Beijing and the Mediated Spectacle
2008 men each pound a different screen. Many of the screens are struck simultaneously and become briefly illuminated when hit, creating visual tapestries. This is truly a visceral experience for those in the stadium watching the ceremony, but why should the rest of us miss out?
Enter broadcast television. Citizens from all over the world can now watch and engage in the events unfolding at the Beijing Opening Ceremony. Such unrestricted access to the ceremony gives weight to the idealistic vision of Jurgen Habermas’ open bourgeois public sphere, disrupting the notion of a private sphere and consequently allowing for an almost-universally shared space where “unconstrained debate” occurs (Finlayson, 2005).
London and the New Age Nation
Watching the ‘Internet revolution’ sequence during the lecture, I couldn’t help but feel the London Opening Ceremony was catered for me – the television viewer. Film director Danny Boyle was at the helm of the ceremony production and while the Beijing ceremony was also directed by a fellow filmmaker in Zhang Yimou, the overall presentation of the ceremonies were vastly different.
Graphic superimpositions of text messages and mobile applications, cutaways to pre-recorded material and particular shot constructions of live footage were integral to Boyle’s coverage of the London ceremony.

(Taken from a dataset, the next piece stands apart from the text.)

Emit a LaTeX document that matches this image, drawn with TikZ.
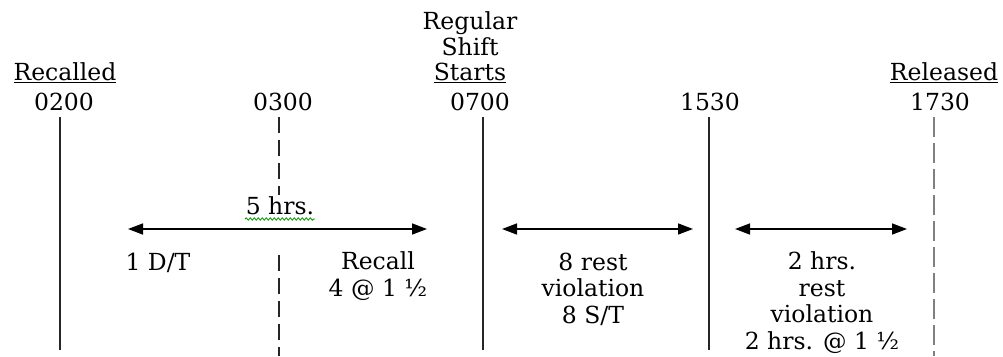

The privilege of attending a live event is in some way stripped from the ceremony-goer, who must turn their attention to stadium screens to experience the Olympic journey as intended by Boyle.
Yimou acknowledged both the appeal of the live spectacle for the ceremony-goer and broadcast television’s capacity to mediate such a spectacle so that those unable to attend the ceremony can experience a sense of what it would have been like inside the Beijing National Stadium. It is this latter aspect that Boyle extends on: the hypermediacy of his ceremony reflexive of a global “imagined community” (Anderson) who have embraced new age media.
Turner, G: ‘Television and the Nation’ in Television Studies After TV: Understanding Television Studies In the Post-Broadcast Era. Ed. Turner, G and Tay, J. 2009: Routledge. Pp 54-56
Finlayson, G: ‘The public sphere as idea and ideology’ in Habermas: A Very Short Introduction. Oxford University Press, 2005.